What to do:
Skip every image and restate the data word for word.

Data shown:

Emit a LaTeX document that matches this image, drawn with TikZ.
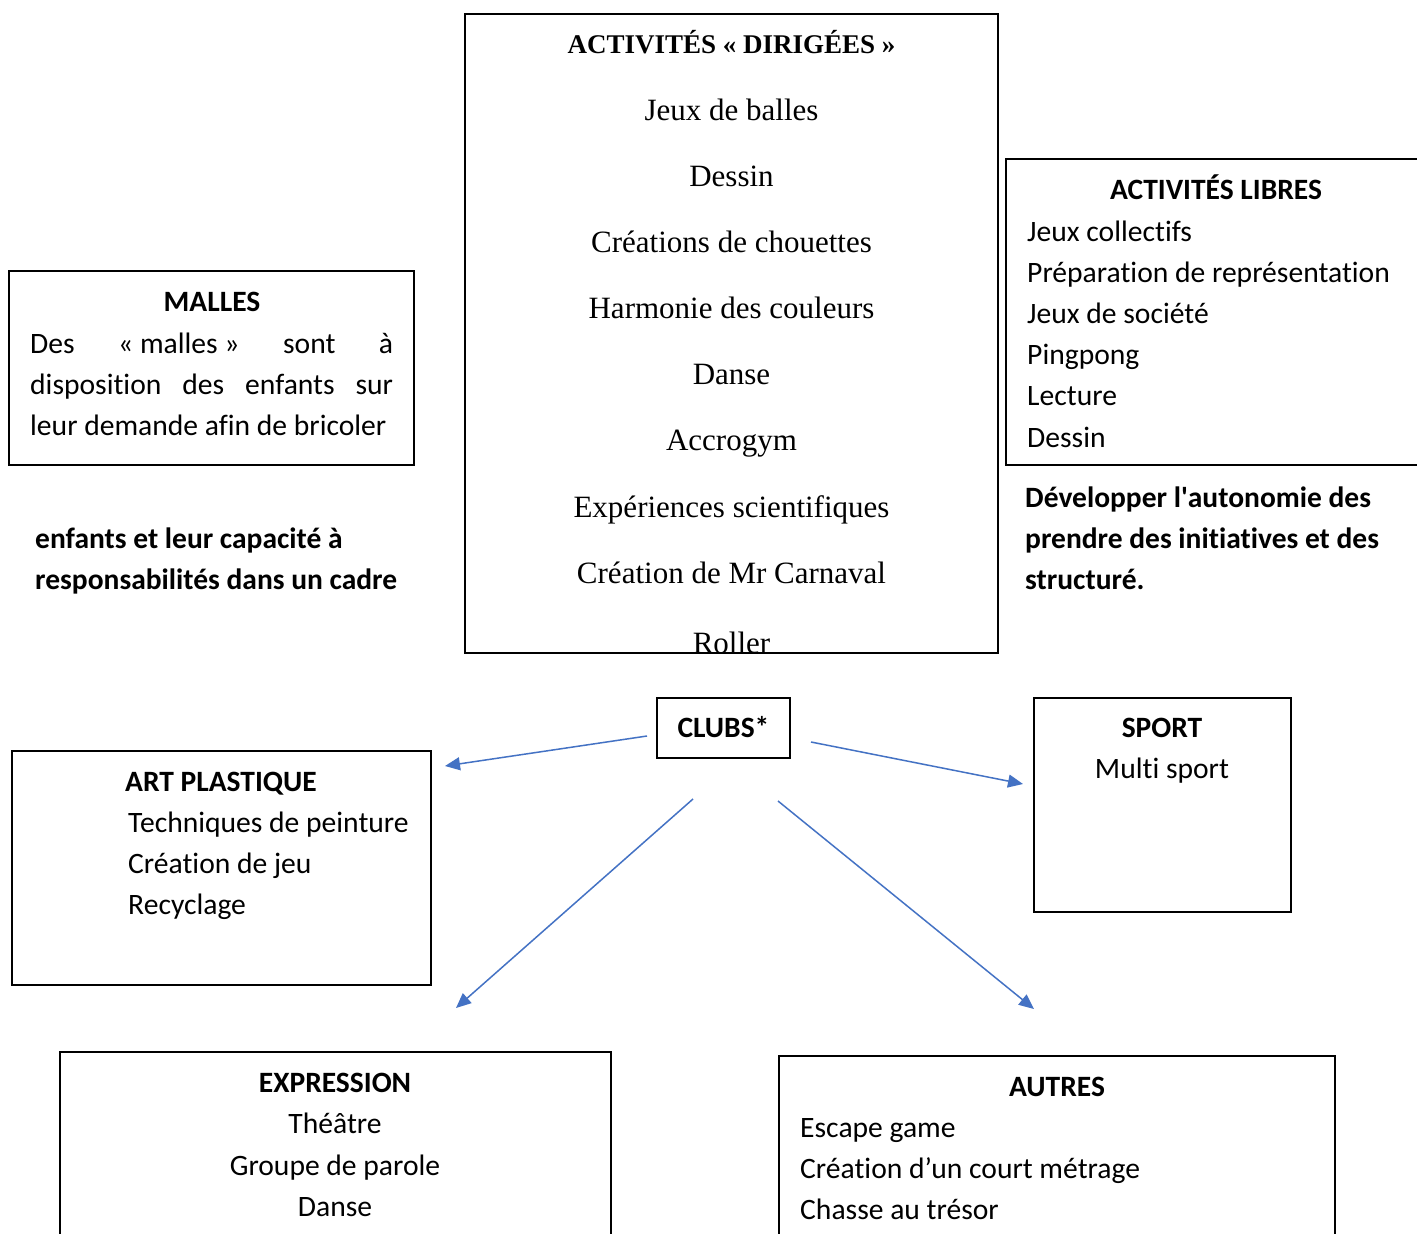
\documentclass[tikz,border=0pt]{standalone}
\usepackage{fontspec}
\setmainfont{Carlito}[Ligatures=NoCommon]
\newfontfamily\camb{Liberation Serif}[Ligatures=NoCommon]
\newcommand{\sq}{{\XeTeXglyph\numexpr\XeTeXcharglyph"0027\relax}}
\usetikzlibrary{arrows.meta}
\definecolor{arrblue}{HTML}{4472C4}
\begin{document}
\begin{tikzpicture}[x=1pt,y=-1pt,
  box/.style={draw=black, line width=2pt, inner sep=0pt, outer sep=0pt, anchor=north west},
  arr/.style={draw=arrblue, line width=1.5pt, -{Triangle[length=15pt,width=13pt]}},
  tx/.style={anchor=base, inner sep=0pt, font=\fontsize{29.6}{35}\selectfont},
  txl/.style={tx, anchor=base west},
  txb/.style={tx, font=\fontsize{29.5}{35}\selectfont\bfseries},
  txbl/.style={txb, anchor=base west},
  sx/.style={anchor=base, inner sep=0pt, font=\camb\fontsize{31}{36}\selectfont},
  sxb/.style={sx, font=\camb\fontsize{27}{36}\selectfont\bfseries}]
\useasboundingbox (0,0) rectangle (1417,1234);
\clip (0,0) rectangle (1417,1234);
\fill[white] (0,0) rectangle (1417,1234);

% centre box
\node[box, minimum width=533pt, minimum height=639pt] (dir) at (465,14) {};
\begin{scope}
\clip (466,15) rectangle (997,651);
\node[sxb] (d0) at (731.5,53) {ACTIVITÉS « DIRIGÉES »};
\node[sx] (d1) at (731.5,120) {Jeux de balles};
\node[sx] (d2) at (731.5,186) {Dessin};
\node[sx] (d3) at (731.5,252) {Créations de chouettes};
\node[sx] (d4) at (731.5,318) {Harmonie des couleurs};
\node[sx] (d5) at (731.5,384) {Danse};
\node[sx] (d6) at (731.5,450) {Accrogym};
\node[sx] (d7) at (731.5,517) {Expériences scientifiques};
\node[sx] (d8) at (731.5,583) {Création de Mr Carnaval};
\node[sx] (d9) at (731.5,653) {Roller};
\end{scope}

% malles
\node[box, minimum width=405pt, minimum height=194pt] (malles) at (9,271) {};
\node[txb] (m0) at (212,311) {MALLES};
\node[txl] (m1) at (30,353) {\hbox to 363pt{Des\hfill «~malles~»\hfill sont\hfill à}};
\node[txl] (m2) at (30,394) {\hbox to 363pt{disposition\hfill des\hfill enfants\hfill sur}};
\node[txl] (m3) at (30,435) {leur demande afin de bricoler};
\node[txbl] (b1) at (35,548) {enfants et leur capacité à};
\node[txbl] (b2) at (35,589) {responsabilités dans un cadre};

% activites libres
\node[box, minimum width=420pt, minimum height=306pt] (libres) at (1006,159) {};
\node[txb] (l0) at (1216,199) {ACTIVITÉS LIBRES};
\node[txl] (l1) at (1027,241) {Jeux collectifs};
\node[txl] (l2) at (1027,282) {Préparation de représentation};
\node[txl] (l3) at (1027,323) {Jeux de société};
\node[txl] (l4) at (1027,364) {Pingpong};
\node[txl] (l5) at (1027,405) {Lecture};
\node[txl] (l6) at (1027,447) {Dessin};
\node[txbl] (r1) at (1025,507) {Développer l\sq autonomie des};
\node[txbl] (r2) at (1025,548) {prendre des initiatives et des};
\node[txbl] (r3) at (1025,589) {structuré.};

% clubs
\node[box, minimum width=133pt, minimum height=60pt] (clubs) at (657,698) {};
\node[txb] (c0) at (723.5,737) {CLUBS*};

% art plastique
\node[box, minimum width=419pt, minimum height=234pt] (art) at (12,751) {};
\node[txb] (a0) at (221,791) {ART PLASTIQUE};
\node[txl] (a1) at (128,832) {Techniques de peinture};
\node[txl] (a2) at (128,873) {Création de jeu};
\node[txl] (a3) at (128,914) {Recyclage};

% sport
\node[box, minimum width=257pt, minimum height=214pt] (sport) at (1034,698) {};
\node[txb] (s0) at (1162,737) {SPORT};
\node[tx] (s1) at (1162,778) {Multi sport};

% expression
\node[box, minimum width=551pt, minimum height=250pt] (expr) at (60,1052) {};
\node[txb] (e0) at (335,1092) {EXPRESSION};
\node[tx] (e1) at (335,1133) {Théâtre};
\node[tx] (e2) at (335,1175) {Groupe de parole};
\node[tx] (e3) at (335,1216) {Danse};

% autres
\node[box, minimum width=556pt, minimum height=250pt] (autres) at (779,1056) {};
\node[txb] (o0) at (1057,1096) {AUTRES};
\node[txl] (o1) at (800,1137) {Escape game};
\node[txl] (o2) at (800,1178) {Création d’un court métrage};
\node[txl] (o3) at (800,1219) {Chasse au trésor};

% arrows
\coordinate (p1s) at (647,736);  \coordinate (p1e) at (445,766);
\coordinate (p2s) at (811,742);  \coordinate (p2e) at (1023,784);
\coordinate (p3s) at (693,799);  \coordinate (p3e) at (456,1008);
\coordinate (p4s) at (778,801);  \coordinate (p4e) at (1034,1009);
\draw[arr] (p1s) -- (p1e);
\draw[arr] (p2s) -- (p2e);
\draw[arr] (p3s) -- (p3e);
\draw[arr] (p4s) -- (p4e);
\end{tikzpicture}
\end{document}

Task response:
Emit a LaTeX document that matches this image, drawn with TikZ.
\documentclass[tikz,border=0pt]{standalone}
\usepackage{fontspec}
\setmainfont{Carlito}[Ligatures=NoCommon]
\newfontfamily\camb{Liberation Serif}[Ligatures=NoCommon]
\newcommand{\sq}{{\XeTeXglyph\numexpr\XeTeXcharglyph"0027\relax}}
\usetikzlibrary{arrows.meta}
\definecolor{arrblue}{HTML}{4472C4}
\begin{document}
\begin{tikzpicture}[x=1pt,y=-1pt,
  box/.style={draw=black, line width=2pt, inner sep=0pt, outer sep=0pt, anchor=north west},
  arr/.style={draw=arrblue, line width=1.5pt, -{Triangle[length=15pt,width=13pt]}},
  tx/.style={anchor=base, inner sep=0pt, font=\fontsize{29.6}{35}\selectfont},
  txl/.style={tx, anchor=base west},
  txb/.style={tx, font=\fontsize{29.5}{35}\selectfont\bfseries},
  txbl/.style={txb, anchor=base west},
  sx/.style={anchor=base, inner sep=0pt, font=\camb\fontsize{31}{36}\selectfont},
  sxb/.style={sx, font=\camb\fontsize{27}{36}\selectfont\bfseries}]
\useasboundingbox (0,0) rectangle (1417,1234);
\clip (0,0) rectangle (1417,1234);
\fill[white] (0,0) rectangle (1417,1234);

% centre box
\node[box, minimum width=533pt, minimum height=639pt] (dir) at (465,14) {};
\begin{scope}
\clip (466,15) rectangle (997,651);
\node[sxb] (d0) at (731.5,53) {ACTIVITÉS « DIRIGÉES »};
\node[sx] (d1) at (731.5,120) {Jeux de balles};
\node[sx] (d2) at (731.5,186) {Dessin};
\node[sx] (d3) at (731.5,252) {Créations de chouettes};
\node[sx] (d4) at (731.5,318) {Harmonie des couleurs};
\node[sx] (d5) at (731.5,384) {Danse};
\node[sx] (d6) at (731.5,450) {Accrogym};
\node[sx] (d7) at (731.5,517) {Expériences scientifiques};
\node[sx] (d8) at (731.5,583) {Création de Mr Carnaval};
\node[sx] (d9) at (731.5,653) {Roller};
\end{scope}

% malles
\node[box, minimum width=405pt, minimum height=194pt] (malles) at (9,271) {};
\node[txb] (m0) at (212,311) {MALLES};
\node[txl] (m1) at (30,353) {\hbox to 363pt{Des\hfill «~malles~»\hfill sont\hfill à}};
\node[txl] (m2) at (30,394) {\hbox to 363pt{disposition\hfill des\hfill enfants\hfill sur}};
\node[txl] (m3) at (30,435) {leur demande afin de bricoler};
\node[txbl] (b1) at (35,548) {enfants et leur capacité à};
\node[txbl] (b2) at (35,589) {responsabilités dans un cadre};

% activites libres
\node[box, minimum width=420pt, minimum height=306pt] (libres) at (1006,159) {};
\node[txb] (l0) at (1216,199) {ACTIVITÉS LIBRES};
\node[txl] (l1) at (1027,241) {Jeux collectifs};
\node[txl] (l2) at (1027,282) {Préparation de représentation};
\node[txl] (l3) at (1027,323) {Jeux de société};
\node[txl] (l4) at (1027,364) {Pingpong};
\node[txl] (l5) at (1027,405) {Lecture};
\node[txl] (l6) at (1027,447) {Dessin};
\node[txbl] (r1) at (1025,507) {Développer l\sq autonomie des};
\node[txbl] (r2) at (1025,548) {prendre des initiatives et des};
\node[txbl] (r3) at (1025,589) {structuré.};

% clubs
\node[box, minimum width=133pt, minimum height=60pt] (clubs) at (657,698) {};
\node[txb] (c0) at (723.5,737) {CLUBS*};

% art plastique
\node[box, minimum width=419pt, minimum height=234pt] (art) at (12,751) {};
\node[txb] (a0) at (221,791) {ART PLASTIQUE};
\node[txl] (a1) at (128,832) {Techniques de peinture};
\node[txl] (a2) at (128,873) {Création de jeu};
\node[txl] (a3) at (128,914) {Recyclage};

% sport
\node[box, minimum width=257pt, minimum height=214pt] (sport) at (1034,698) {};
\node[txb] (s0) at (1162,737) {SPORT};
\node[tx] (s1) at (1162,778) {Multi sport};

% expression
\node[box, minimum width=551pt, minimum height=250pt] (expr) at (60,1052) {};
\node[txb] (e0) at (335,1092) {EXPRESSION};
\node[tx] (e1) at (335,1133) {Théâtre};
\node[tx] (e2) at (335,1175) {Groupe de parole};
\node[tx] (e3) at (335,1216) {Danse};

% autres
\node[box, minimum width=556pt, minimum height=250pt] (autres) at (779,1056) {};
\node[txb] (o0) at (1057,1096) {AUTRES};
\node[txl] (o1) at (800,1137) {Escape game};
\node[txl] (o2) at (800,1178) {Création d’un court métrage};
\node[txl] (o3) at (800,1219) {Chasse au trésor};

% arrows
\coordinate (p1s) at (647,736);  \coordinate (p1e) at (445,766);
\coordinate (p2s) at (811,742);  \coordinate (p2e) at (1023,784);
\coordinate (p3s) at (693,799);  \coordinate (p3e) at (456,1008);
\coordinate (p4s) at (778,801);  \coordinate (p4e) at (1034,1009);
\draw[arr] (p1s) -- (p1e);
\draw[arr] (p2s) -- (p2e);
\draw[arr] (p3s) -- (p3e);
\draw[arr] (p4s) -- (p4e);
\end{tikzpicture}
\end{document}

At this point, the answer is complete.